Further, as mentioned above, any such ban must be in conformity with Section 69A of the IT Act, which provides a list of grounds based on which any electronic information may be blocked. This list includes reasons such as security of the state, friendly relations with foreign states or public order or for preventing incitement to the commission of any cognizable offence. The potentially suitable ground in the PUBG case, namely ‘preventing incitement to the commission of any cognizable offence’ has itself been interpreted as cognizable offence by the Indian courts. Therefore, the court can initiate a ban on the PUBG only after it is proved by the authorities that such game contains content which can led to the commission of any cognizable offence. Similarly, the concerned authorities defined under the Rules, 2009 can impose a ban only if they find the working of the App in contradiction to the Section 69A of the IT Act, 2000. Although Bombay High Court has made an effort to adhere to rules set out under IT Act, 2000 by approaching the Secretary of IT Ministry, yet both Gujarat Police and Gujarat HC have miserably failed to acknowledge the banning procedures under IT Act, 2000. Moreover, the Gujarat Police have processed ban which do not met the requirements of Section 69A of IT Act, 2000.

Recommendations

In view of the above discussion and analysis, the author would like to propose following recommendations:

  1. The Police officials must release all the arrests made by the virtue of the PUBG orders with immediate effect.

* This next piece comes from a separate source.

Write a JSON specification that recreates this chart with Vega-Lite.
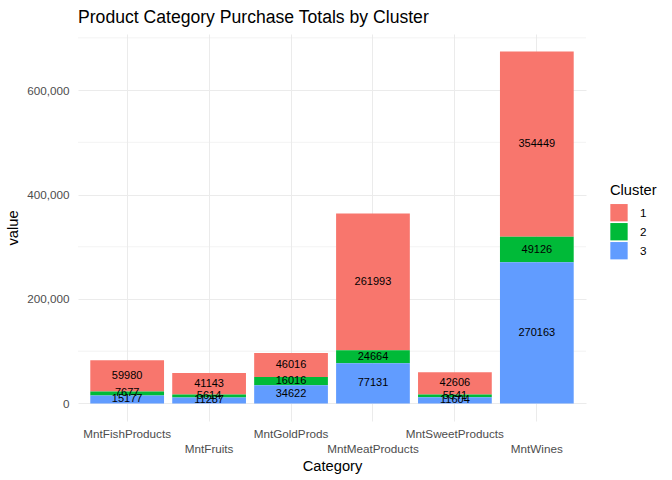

  2. The state must ensure that orders under Section 144 of Cr.P.C., which are exercised beyond the excessive limit and infringes the Supreme Court verdicts, should not be passed.

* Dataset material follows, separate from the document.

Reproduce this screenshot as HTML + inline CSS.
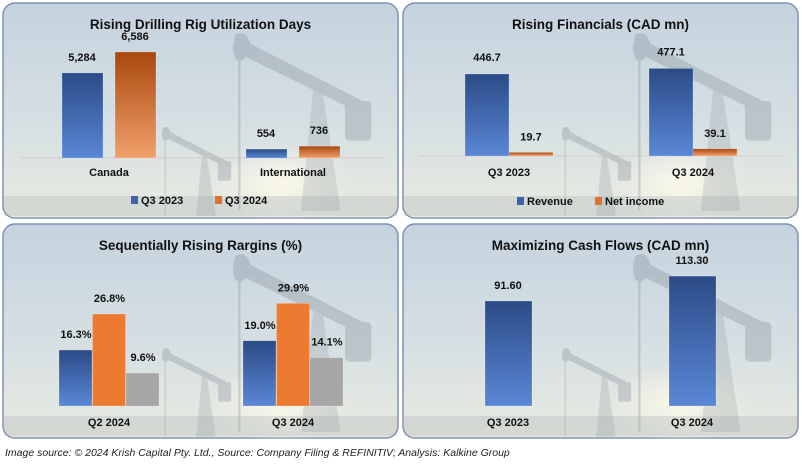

  3. The concerned authorities of the state should first approach the Nodal Officer, in cases where the banning of any digital source is required. The process of such banning should take place only as per the procedures laid down under IT Act, 2000.
  4. The state should resort to Section 144 only in extraordinary situations where there are no other reasonable means of preserving public health and tranquility.
  5. Psychological counselling and social support should be preferred over criminal prosecution and imprisonment as a remedy to counter the intense gaming addiction.